Wow! Well done everyone, that was a truly impressive list of food-related book titles.
Some of my particular favourites, from your suggestions:
The Best Thing That Can Happen To A Croissant – Pablo Tusset
Everything on a Waffle – Polly Horvarth
Real Men Don’t Eat Quiche – Bruce Feirstein
Nathaniel’s Nutmeg – Giles Milton
Fax Me A Bagel – Sharon Kahn
Crooked Cucumber – David Chadwick
An Embarrassment of Mangoes – Ann Vanderhoof
Angry Housewives Eating Bon Bons – Lorna Landvik
but my favourite has to be I Have A Bed Made of Buttermilk Pancakes by Jaclyn Moriarty, so thank you Evie!
Looking through the books I have in Oxford (about a tenth of the ones I have in total) I could only muster four foody titles, some of which have been mentioned already:
Jam and Genius – Angela Milne (niece of AA, articles from Punch)

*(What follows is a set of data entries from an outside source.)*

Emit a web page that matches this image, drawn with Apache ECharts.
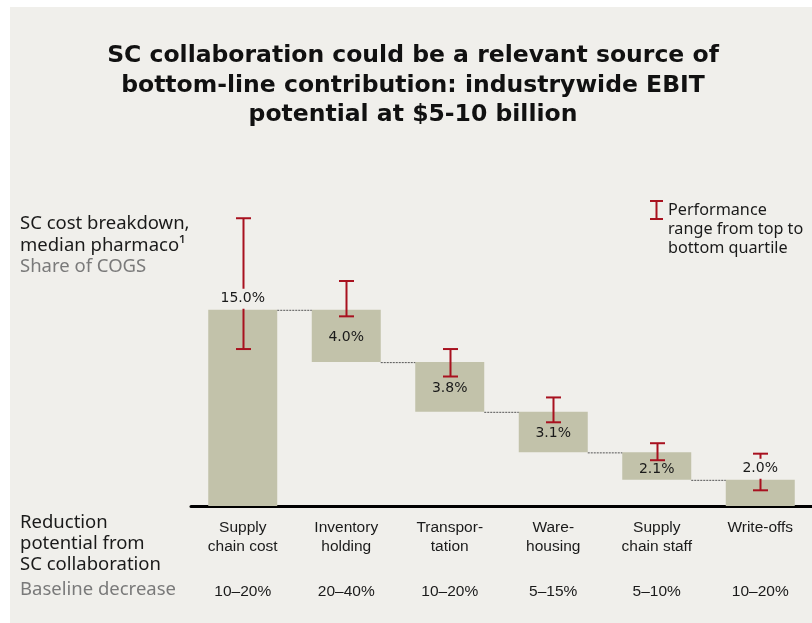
<!DOCTYPE html>
<html>
<head>
<meta charset="utf-8">
<script src="https://cdn.jsdelivr.net/npm/echarts@6/dist/echarts.min.js"></script>
<style>
html,body{margin:0;padding:0;background:#fff;}
#chart{width:812px;height:623px;}
</style>
</head>
<body>
<div id="chart"></div>
<script>
// ---- data ----
const categories = ['Supply\nchain cost', 'Inventory\nholding', 'Transpor-\ntation', 'Ware-\nhousing', 'Supply\nchain staff', 'Write-offs'];
const values = [15.0, 4.0, 3.8, 3.1, 2.1, 2.0];
const rangeHigh = [22.0, 17.2, 12.0, 8.3, 4.8, 4.0];
const rangeLow = [12.0, 14.5, 9.9, 6.4, 3.5, 1.2];
const baselineDecrease = ['10–20%', '20–40%', '10–20%', '5–15%', '5–10%', '10–20%'];
const titleLines = ['SC collaboration could be a relevant source of', 'bottom-line contribution: industrywide EBIT', 'potential at $5-10 billion'];

// waterfall geometry derived from values
const tops = [], bases = [];
for (let i = 0; i < values.length; i++) {
  const top = i <= 1 ? values[0] : bases[i - 1];
  tops.push(top);
  bases.push(i === 0 ? 0 : +(top - values[i]).toFixed(2));
}

const BG = '#f0efeb';
const BAR = '#c2c2aa';
const RED = '#a8111f';
const BARW = 69;
const TXT = '"Noto Sans", sans-serif';

const chart = echarts.init(document.getElementById('chart'));
const option = {
  backgroundColor: '#ffffff',
  animation: false,
  grid: { left: 191, width: 623, top: 179, bottom: 117 },
  xAxis: [{
    type: 'category', data: categories, position: 'bottom',
    axisLine: { lineStyle: { color: '#000', width: 3 } },
    axisTick: { show: false },
    axisLabel: { fontFamily: '"Liberation Sans Narrow", "Liberation Sans", sans-serif', fontSize: 15.5, color: '#1a1a1a', lineHeight: 19, margin: 12, interval: 0 }
  }, {
    type: 'category', data: baselineDecrease, position: 'bottom',
    axisLine: { show: false }, axisTick: { show: false },
    axisLabel: { fontFamily: '"Liberation Sans Narrow", "Liberation Sans", sans-serif', fontSize: 15.5, color: '#1a1a1a', margin: 78, interval: 0 }
  }],
  yAxis: { type: 'value', min: 0, max: 25, show: false, splitLine: { show: false } },
  series: [
    { type: 'bar', stack: 'w', data: bases, barWidth: BARW, itemStyle: { color: 'rgba(0,0,0,0)' }, silent: true, z: 2 },
    { type: 'bar', stack: 'w', data: values, barWidth: BARW, itemStyle: { color: BAR }, z: 2 },
    { // dotted connectors
      type: 'custom', z: 3,
      data: tops.slice(1).map((t, i) => [i, t]),
      renderItem: function (params, api) {
        const i = api.value(0);
        const p1 = api.coord([i, api.value(1)]);
        const p2 = api.coord([i + 1, api.value(1)]);
        return { type: 'line', shape: { x1: p1[0] + BARW / 2, y1: p1[1] + 0.5, x2: p2[0] - BARW / 2, y2: p2[1] + 0.5 },
          style: { stroke: '#555', lineWidth: 1, lineDash: [2, 1] } };
      }
    },
    { // error bars
      type: 'custom', z: 4,
      data: rangeLow.map((l, i) => [i, l, rangeHigh[i]]),
      renderItem: function (params, api) {
        const i = api.value(0);
        const lo = api.coord([i, api.value(1)]);
        const hi = api.coord([i, api.value(2)]);
        const x = Math.round(lo[0]) + 0.5, h = 7.5;
        const st = { stroke: RED, lineWidth: 2 };
        return { type: 'group', children: [
          { type: 'line', shape: { x1: x, y1: hi[1], x2: x, y2: lo[1] }, style: st },
          { type: 'line', shape: { x1: x - h, y1: hi[1], x2: x + h, y2: hi[1] }, style: st },
          { type: 'line', shape: { x1: x - h, y1: lo[1], x2: x + h, y2: lo[1] }, style: st }
        ] };
      }
    },
    { // value labels
      type: 'custom', z: 5,
      data: values.map((v, i) => [i, v, tops[i], bases[i]]),
      renderItem: function (params, api) {
        const i = api.value(0);
        const v = api.value(1);
        const top = api.coord([i, api.value(2)]);
        const bot = api.coord([i, api.value(3)]);
        const outside = (i === 0 || i === values.length - 1);
        let y = outside ? top[1] - 11 : (top[1] + bot[1]) / 2 + 1.5;
        if (!outside && bot[1] - top[1] < 32) y = bot[1] - 10;
        const style = { text: v.toFixed(1) + '%', x: top[0], y: y, align: 'center', verticalAlign: 'middle',
          fill: '#1a1a1a', font: '14px "DejaVu Sans", sans-serif' };
        if (outside) { style.backgroundColor = BG; style.padding = [3, 2]; }
        return { type: 'text', style: style };
      }
    }
  ],
  graphic: [
    { type: 'rect', z: -10, silent: true, shape: { x: 10, y: 7, width: 802, height: 616 }, style: { fill: BG } },
    { type: 'text', z: 10, style: { text: titleLines[0], x: 413, y: 56, align: 'center', verticalAlign: 'middle', fill: '#111', font: 'bold 23.5px "DejaVu Sans", sans-serif' } },
    { type: 'text', z: 10, style: { text: titleLines[1], x: 413, y: 86, align: 'center', verticalAlign: 'middle', fill: '#111', font: 'bold 23.5px "DejaVu Sans", sans-serif' } },
    { type: 'text', z: 10, style: { text: titleLines[2], x: 413, y: 115, align: 'center', verticalAlign: 'middle', fill: '#111', font: 'bold 23.5px "DejaVu Sans", sans-serif' } },
    { type: 'text', z: 10, style: { text: 'SC cost breakdown,\nmedian pharmaco¹', x: 20, y: 212, lineHeight: 22.5, fill: '#1a1a1a', font: '18.5px ' + TXT } },
    { type: 'text', z: 10, style: { text: 'Share of COGS', x: 20, y: 257, fill: '#7a7a7a', font: '18.5px ' + TXT } },
    { type: 'text', z: 10, style: { text: 'Reduction\npotential from\nSC collaboration', x: 20, y: 512, lineHeight: 21, fill: '#1a1a1a', font: '18.5px ' + TXT } },
    { type: 'text', z: 10, style: { text: 'Baseline decrease', x: 20, y: 580, fill: '#7a7a7a', font: '18.5px ' + TXT } },
    // legend glyph
    { type: 'line', z: 10, shape: { x1: 656.5, y1: 201, x2: 656.5, y2: 219 }, style: { stroke: RED, lineWidth: 2 } },
    { type: 'line', z: 10, shape: { x1: 650, y1: 201, x2: 663, y2: 201 }, style: { stroke: RED, lineWidth: 2 } },
    { type: 'line', z: 10, shape: { x1: 650, y1: 219, x2: 663, y2: 219 }, style: { stroke: RED, lineWidth: 2 } },
    { type: 'text', z: 10, style: { text: 'Performance\nrange from top to\nbottom quartile', x: 668, y: 201, lineHeight: 19, fill: '#1a1a1a', font: '16.2px ' + TXT } }
  ]
};
chart.setOption(option);
</script>
</body>
</html>
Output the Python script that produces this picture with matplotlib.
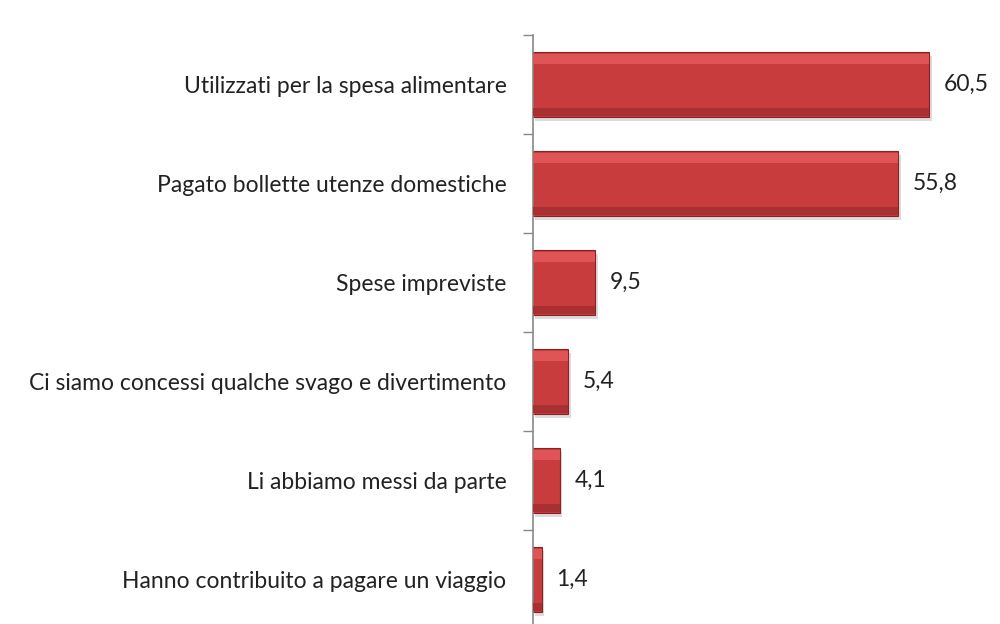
import numpy as np
import matplotlib.pyplot as plt

categorie = [
    "Utilizzati per la spesa alimentare",
    "Pagato bollette utenze domestiche",
    "Spese impreviste",
    "Ci siamo concessi qualche svago e divertimento",
    "Li abbiamo messi da parte",
    "Hanno contribuito a pagare un viaggio",
]
valori = [60.5, 55.8, 9.5, 5.4, 4.1, 1.4]
etichette = ["60,5", "55,8", "9,5", "5,4", "4,1", "1,4"]

plt.rcParams["font.family"] = ["Lato", "DejaVu Sans"]

fig = plt.figure(figsize=(10, 6.24), dpi=100)
ax = fig.add_axes([0.533, -0.008, 0.467, 0.952])

y = np.arange(len(categorie))
h = 0.65

# ombra
ax.barh(y + 0.04, valori, height=h, left=0.35, color="#dcdcdc", zorder=1)
# barra principale
ax.barh(y, valori, height=h, color="#c83c3e", edgecolor="#8a2224",
        linewidth=0.8, zorder=2)
# riflesso superiore
ax.barh(y - h / 2 + 0.07, valori, height=0.10, color="#df5456", zorder=3)
# parte inferiore scura
ax.barh(y + h / 2 - 0.05, valori, height=0.08, color="#a83032", zorder=3)

for yi, v, lab in zip(y, valori, etichette):
    ax.text(v + 2.2, yi, lab, va="center", ha="left", fontsize=16.5,
            color="#222222")

ax.set_xlim(0, 71.3)
ax.set_ylim(len(categorie) - 0.5, -0.5)
ax.set_xticks([])
ax.set_yticks(y)
ax.set_yticklabels(categorie, fontsize=16.5, color="#222222")
ax.set_yticks(np.arange(len(categorie) + 1) - 0.5, minor=True)
ax.tick_params(axis="y", which="major", length=0, pad=19)
ax.tick_params(axis="y", which="minor", length=7, color="#888888", width=1)

for s in ["top", "right", "bottom"]:
    ax.spines[s].set_visible(False)
ax.spines["left"].set_color("#888888")
ax.spines["left"].set_linewidth(1.2)

fig.savefig("out.png", dpi=100)
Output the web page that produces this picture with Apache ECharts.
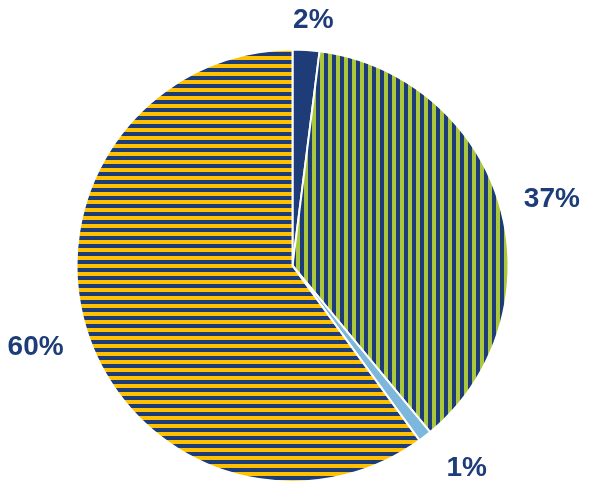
<!DOCTYPE html>
<html>
<head>
<meta charset="utf-8">
<script src="https://cdn.jsdelivr.net/npm/echarts@6/dist/echarts.min.js"></script>
<style>html,body{margin:0;padding:0;background:#fff;}#c{width:599px;height:483px;}</style>
</head>
<body>
<div id="c"></div>
<script>
const categories = ['A', 'B', 'C', 'D'];
const values = [2, 37, 1, 60];
const labels = ['2%', '37%', '1%', '60%'];

const DARK = '#1D3C78';
function stripe(c1, c2, vertical) {
  const p = 8;
  const cv = document.createElement('canvas');
  cv.width = vertical ? p : 4;
  cv.height = vertical ? 4 : p;
  const g = cv.getContext('2d');
  g.fillStyle = c1; g.fillRect(0, 0, cv.width, cv.height);
  g.fillStyle = c2;
  if (vertical) g.fillRect(p / 2, 0, p / 2, cv.height);
  else g.fillRect(0, p / 2, cv.width, p / 2);
  return { image: cv, repeat: 'repeat' };
}
const fills = [DARK, stripe('#A9C63C', DARK, true), '#7DB8DC', stripe('#FFC000', DARK, false)];
const labelShift = [[4, 22], [2, 8], [10, -9], [-2, -1]];

const chart = echarts.init(document.getElementById('c'), null, { renderer: 'canvas' });
const center = [292.5, 265.6];
chart.setOption({
  animation: false,
  series: [
    {
      type: 'pie', center: center, radius: [0, 216], startAngle: 90, clockwise: true,
      silent: true, label: { show: false }, labelLine: { show: false },
      itemStyle: { borderColor: '#ffffff', borderWidth: 2 },
      data: values.map((v, i) => ({ name: categories[i], value: v, itemStyle: { color: fills[i] } }))
    },
    {
      type: 'pie', center: center, radius: [0, 530], startAngle: 90, clockwise: true,
      silent: true, avoidLabelOverlap: false, z: 5,
      itemStyle: { color: 'rgba(0,0,0,0)' },
      labelLine: { show: false },
      label: {
        show: true, position: 'inside',
        formatter: p => labels[p.dataIndex],
        color: DARK, fontSize: 28, fontWeight: 'bold',
        fontFamily: '"Liberation Sans", Arial, sans-serif'
      },
      labelLayout: p => ({ dx: labelShift[p.dataIndex][0], dy: labelShift[p.dataIndex][1] }),
      data: values.map((v, i) => ({ name: categories[i], value: v }))
    }
  ]
});
</script>
</body>
</html>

Tea Is So Intoxicating – Mary Essex (bought because of the title, and good fun – each chapter is prefixed by a tea-related saying, such as ‘cold tea may be endured, but not cold looks’)
Tea With Mr. Rochester – Frances Towers (yes, that is Mr. Jane Eyre)
Few Eggs and No Oranges – Vere Hodgson
I’m a bit late for this
A Greengage Summer by Doris Lessing (I think)
Drinking Cocoa With Kingley Amies by Wendy Cope (poetry)
Ah, Mary, you’ve reminded me of A Greengage Summer – but I think it’s by Rumer Godden.
We’re at camp in Maine for the weekend and I have a small bookcase. The only one I could find was Fisherman’s Outfitters and that’s a catalogue. Once we are here for the summer, I’ll have many more books but am feeling pretty poor right now!
This was a very cool idea!
You missed out ‘Tequila Mockingbird’.
That never stops being funny.
I suspect you’ll already have seen this, but if not, you might like to pay a visit to Nice Cup Of Tea And A Sit Down. Truly, a site after my own heart.
So what is he best thing that can happen to a croissant? Does it pine to be eaten or to be saved?
From the first line of the book:
“The best thing that can happen to a croissant is to get spread with butter: this is what I remember thinking as I split one down the middle and smeared it with discount margarine spread.”